Jay Sugarman - Chairman and CEO
No, I would say again the multifamily/condo assets have been the easiest to sort of understand the marketplace dynamics, feel relatively good about where those portfolios are going to,how they're going to play out. There are real-time benchmarks every day in those markets about where things can and will sell.
I think land is much more difficult. It's a longer-cycle process. We have seen some recovery, particularly in Southern California and some of the better East Coast markets.
And with respect to Comerica, we don't have a ton of office, and certainly Detroit is not on the hit list for anybody. It's difficult to see comps in that market. It remains the best building in the market. There are a couple large tenants trolling. Some of the lower-caliber assets have gotten into trouble. Sponsors have been unable to continue to feed buildings.
And we do think institutional-owned high-quality assets will at least be able to consolidate some of the tenancy. But that's obviously still a challenging market, and even having the best building in the market is no guarantee.
Operator
Michael Kim, CRT.
Michael Kim - Analyst
Just a quick question on the sale of the CTL portfolio. Wondering if you could provide us some color on how many bids that you saw during the quarter, and if it was well received, and perhaps maybe some color surrounding the profile of the buyer that you or the potential buyer that you entered into exclusivity with?
Jay Sugarman - Chairman and CEO
Look, I want to be cautious here. We are under an exclusive arrangement, and we don't want to go into too much detail on this call.
I will say that, as we've said in the past, high-quality, cash flowing, well-recognized assets are the center of the plate right now for real estate investing. I think that they can get financed. They create a lot of stability. You are not betting on where the market is going to be today or tomorrow. You get a nice, diversified pool of income.
So we did have a lot of people attracted to the nature of the deal. We made some decisions about who had the best prospects for closing. So we've done what you would expect us to do in thinking about the variables and choosing a candidate that we thought met the criteria that was most important to us.

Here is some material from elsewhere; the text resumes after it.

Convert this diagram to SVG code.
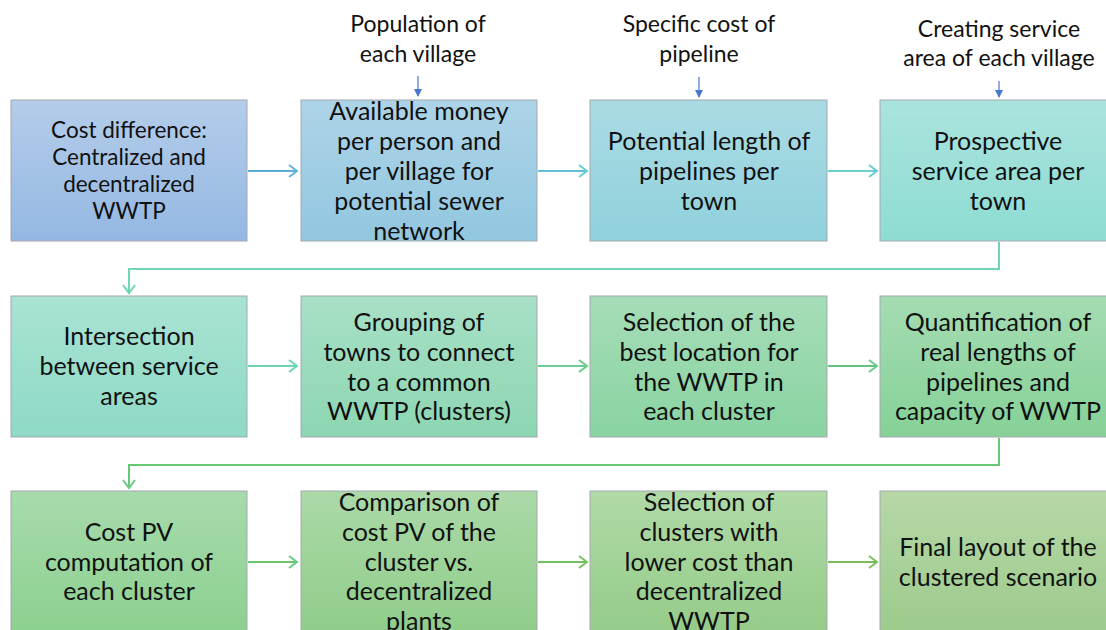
<svg xmlns="http://www.w3.org/2000/svg" width="1106" height="630" viewBox="0 0 1106 630">
<defs>
<style>
.box{stroke:#a3a8ad;stroke-width:1}
.t{font-family:Lato,"Open Sans","Liberation Sans",sans-serif;font-size:25px;fill:#111;text-anchor:middle}
.t1{font-size:22.5px}
.lbl{font-family:Lato,"Open Sans","Liberation Sans",sans-serif;font-size:23px;fill:#111;text-anchor:middle}
.c{fill:none;stroke-width:2}
.in{fill:none;stroke:#4a78c8;stroke-width:1.2}
</style>
<linearGradient id="g1" x1="0" y1="0" x2="0" y2="1"><stop offset="0" stop-color="#b4cdea"/><stop offset="1" stop-color="#94b7e2"/></linearGradient>
<linearGradient id="g2" x1="0" y1="0" x2="0" y2="1"><stop offset="0" stop-color="#add4e8"/><stop offset="1" stop-color="#92c7df"/></linearGradient>
<linearGradient id="g3" x1="0" y1="0" x2="0" y2="1"><stop offset="0" stop-color="#abdbe4"/><stop offset="1" stop-color="#8fd1dc"/></linearGradient>
<linearGradient id="g4" x1="0" y1="0" x2="0" y2="1"><stop offset="0" stop-color="#abe4df"/><stop offset="1" stop-color="#8ddcd2"/></linearGradient>
<linearGradient id="g5" x1="0" y1="0" x2="0" y2="1"><stop offset="0" stop-color="#a9e3d3"/><stop offset="1" stop-color="#8ed9c6"/></linearGradient>
<linearGradient id="g6" x1="0" y1="0" x2="0" y2="1"><stop offset="0" stop-color="#a8e0c6"/><stop offset="1" stop-color="#8dd6b2"/></linearGradient>
<linearGradient id="g7" x1="0" y1="0" x2="0" y2="1"><stop offset="0" stop-color="#a6ddb8"/><stop offset="1" stop-color="#89d3a1"/></linearGradient>
<linearGradient id="g8" x1="0" y1="0" x2="0" y2="1"><stop offset="0" stop-color="#a4dcb2"/><stop offset="1" stop-color="#86d197"/></linearGradient>
<linearGradient id="g9" x1="0" y1="0" x2="0" y2="1"><stop offset="0" stop-color="#a7dbac"/><stop offset="1" stop-color="#8bd08f"/></linearGradient>
<linearGradient id="g10" x1="0" y1="0" x2="0" y2="1"><stop offset="0" stop-color="#abd9a8"/><stop offset="1" stop-color="#8fcd89"/></linearGradient>
<linearGradient id="g11" x1="0" y1="0" x2="0" y2="1"><stop offset="0" stop-color="#b0daa7"/><stop offset="1" stop-color="#94cb88"/></linearGradient>
<linearGradient id="g12" x1="0" y1="0" x2="0" y2="1"><stop offset="0" stop-color="#b6d8a7"/><stop offset="1" stop-color="#9cca8c"/></linearGradient>
<marker id="mB" markerUnits="userSpaceOnUse" markerWidth="14" markerHeight="14" refX="10" refY="7" orient="auto"><path d="M2,1 L10,7 L2,13" fill="none" stroke="#5fb4d8" stroke-width="2"/></marker>
<marker id="mC" markerUnits="userSpaceOnUse" markerWidth="14" markerHeight="14" refX="10" refY="7" orient="auto"><path d="M2,1 L10,7 L2,13" fill="none" stroke="#68cdd2" stroke-width="2"/></marker>
<marker id="mT" markerUnits="userSpaceOnUse" markerWidth="14" markerHeight="14" refX="10" refY="7" orient="auto"><path d="M2,1 L10,7 L2,13" fill="none" stroke="#6dd4b6" stroke-width="2"/></marker>
<marker id="mG" markerUnits="userSpaceOnUse" markerWidth="14" markerHeight="14" refX="10" refY="7" orient="auto"><path d="M2,1 L10,7 L2,13" fill="none" stroke="#6acb86" stroke-width="2"/></marker>
<marker id="mL" markerUnits="userSpaceOnUse" markerWidth="14" markerHeight="14" refX="10" refY="7" orient="auto"><path d="M2,1 L10,7 L2,13" fill="none" stroke="#78c060" stroke-width="2"/></marker>
<marker id="mIn" markerUnits="userSpaceOnUse" markerWidth="10" markerHeight="10" refX="7" refY="4" orient="auto"><path d="M0,0 L8,4 L0,8 Z" fill="#4a78c8"/></marker>
</defs>
<rect width="1106" height="630" fill="#ffffff"/>

<g id="labels">
<text class="lbl" x="418" y="32">Population of</text>
<text class="lbl" x="418" y="62">each village</text>
<text class="lbl" x="699" y="32">Specific cost of</text>
<text class="lbl" x="699" y="62">pipeline</text>
<text class="lbl" x="999" y="37">Creating service</text>
<text class="lbl" x="999" y="66">area of each village</text>
</g>

<g id="connectors">
<line class="in" x1="418" y1="76" x2="418" y2="96" marker-end="url(#mIn)"/>
<line class="in" x1="699" y1="77" x2="699" y2="97" marker-end="url(#mIn)"/>
<line class="in" x1="999" y1="81" x2="999" y2="97" marker-end="url(#mIn)"/>
<line class="c" stroke="#5aaed6" x1="248" y1="171" x2="297" y2="171" marker-end="url(#mB)"/>
<line class="c" stroke="#62bfd6" x1="538" y1="171" x2="587" y2="171" marker-end="url(#mC)"/>
<line class="c" stroke="#6acfd0" x1="828" y1="171" x2="877" y2="171" marker-end="url(#mC)"/>
<polyline class="c" stroke="#6dd5b8" points="999,242 999,269 129,269 129,293" marker-end="url(#mT)"/>
<line class="c" stroke="#6fd3b2" x1="248" y1="366" x2="297" y2="366" marker-end="url(#mT)"/>
<line class="c" stroke="#6dcc98" x1="538" y1="366" x2="587" y2="366" marker-end="url(#mG)"/>
<line class="c" stroke="#64c47e" x1="828" y1="366" x2="877" y2="366" marker-end="url(#mG)"/>
<polyline class="c" stroke="#66c872" points="999,438 999,465 129,465 129,488" marker-end="url(#mG)"/>
<line class="c" stroke="#6cc46b" x1="248" y1="562" x2="297" y2="562" marker-end="url(#mG)"/>
<line class="c" stroke="#74c060" x1="538" y1="562" x2="587" y2="562" marker-end="url(#mL)"/>
<line class="c" stroke="#7cbc58" x1="828" y1="562" x2="877" y2="562" marker-end="url(#mL)"/>
</g>

<g id="n1"><rect class="box" x="11" y="100" width="236" height="141" fill="url(#g1)"/>
<text class="t t1" x="129" y="138">Cost difference:</text>
<text class="t t1" x="129" y="165">Centralized and</text>
<text class="t t1" x="129" y="192">decentralized</text>
<text class="t t1" x="129" y="219">WWTP</text></g>

<g id="n2"><rect class="box" x="301" y="100" width="236" height="141" fill="url(#g2)"/>
<text class="t" x="419" y="120">Available money</text>
<text class="t" x="419" y="150">per person and</text>
<text class="t" x="419" y="180">per village for</text>
<text class="t" x="419" y="210">potential sewer</text>
<text class="t" x="419" y="240">network</text></g>

<g id="n3"><rect class="box" x="590" y="100" width="237" height="141" fill="url(#g3)"/>
<text class="t" x="709" y="150">Potential length of</text>
<text class="t" x="709" y="180">pipelines per</text>
<text class="t" x="709" y="210">town</text></g>

<g id="n4"><rect class="box" x="880" y="100" width="237" height="141" fill="url(#g4)"/>
<text class="t" x="998" y="150">Prospective</text>
<text class="t" x="998" y="180">service area per</text>
<text class="t" x="998" y="210">town</text></g>

<g id="n5"><rect class="box" x="11" y="296" width="236" height="141" fill="url(#g5)"/>
<text class="t" x="129" y="345">Intersection</text>
<text class="t" x="129" y="375">between service</text>
<text class="t" x="129" y="405">areas</text></g>

<g id="n6"><rect class="box" x="301" y="296" width="236" height="141" fill="url(#g6)"/>
<text class="t" x="419" y="331">Grouping of</text>
<text class="t" x="419" y="361">towns to connect</text>
<text class="t" x="419" y="391">to a common</text>
<text class="t" x="419" y="420">WWTP (clusters)</text></g>

<g id="n7"><rect class="box" x="590" y="296" width="237" height="141" fill="url(#g7)"/>
<text class="t" x="709" y="331">Selection of the</text>
<text class="t" x="709" y="361">best location for</text>
<text class="t" x="709" y="391">the WWTP in</text>
<text class="t" x="709" y="420">each cluster</text></g>

<g id="n8"><rect class="box" x="880" y="296" width="237" height="141" fill="url(#g8)"/>
<text class="t" x="998" y="331">Quantification of</text>
<text class="t" x="998" y="361">real lengths of</text>
<text class="t" x="998" y="391">pipelines and</text>
<text class="t" x="998" y="420">capacity of WWTP</text></g>

<g id="n9"><rect class="box" x="11" y="491" width="236" height="145" fill="url(#g9)"/>
<text class="t" x="129" y="541">Cost PV</text>
<text class="t" x="129" y="571">computation of</text>
<text class="t" x="129" y="600">each cluster</text></g>

<g id="n10"><rect class="box" x="301" y="491" width="236" height="145" fill="url(#g10)"/>
<text class="t" x="419" y="511">Comparison of</text>
<text class="t" x="419" y="541">cost PV of the</text>
<text class="t" x="419" y="571">cluster vs.</text>
<text class="t" x="419" y="600">decentralized</text>
<text class="t" x="419" y="630">plants</text></g>

<g id="n11"><rect class="box" x="590" y="491" width="237" height="145" fill="url(#g11)"/>
<text class="t" x="709" y="511">Selection of</text>
<text class="t" x="709" y="541">clusters with</text>
<text class="t" x="709" y="571">lower cost than</text>
<text class="t" x="709" y="600">decentralized</text>
<text class="t" x="709" y="630">WWTP</text></g>

<g id="n12"><rect class="box" x="880" y="491" width="237" height="145" fill="url(#g12)"/>
<text class="t" x="998" y="556">Final layout of the</text>
<text class="t" x="998" y="586">clustered scenario</text></g>
</svg>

So we will have more to talk about that, I hope, in the next quarter, but I don't want to do too much more on this one.
Operator
I turn it back to you for final comments, sir.
Jay Sugarman - Chairman and CEO
Well, again, thank you all for your support and attention, and we look forward to talking with you again in the next quarter.
Andrew Backman - SVP of IR and Marketing
Thanks, Jay, and thanks, everybody, for joining us this morning. If you should have any additional questions on today's earnings release, please feel free to contact me directly here in New York. Rich, can you go ahead and give the conference call replay instructions once again, please? Thank you.
Operator
Certainly. Ladies and gentlemen, this conference will be available for replay after 12.30PM Eastern today through May 13 at midnight. You may access the AT&T teleconference replay system at any time by dialing 1-800-475-6701 and entering the access code of 153969. International participants may dial 1-320-365-3844. Those numbers again are 1-800-475-6701 or 1-320-365-3844 with an access code of 153969.
That does conclude our conference for today. Thank you for your participation and for using AT&T Executive TeleConference. You may now disconnect.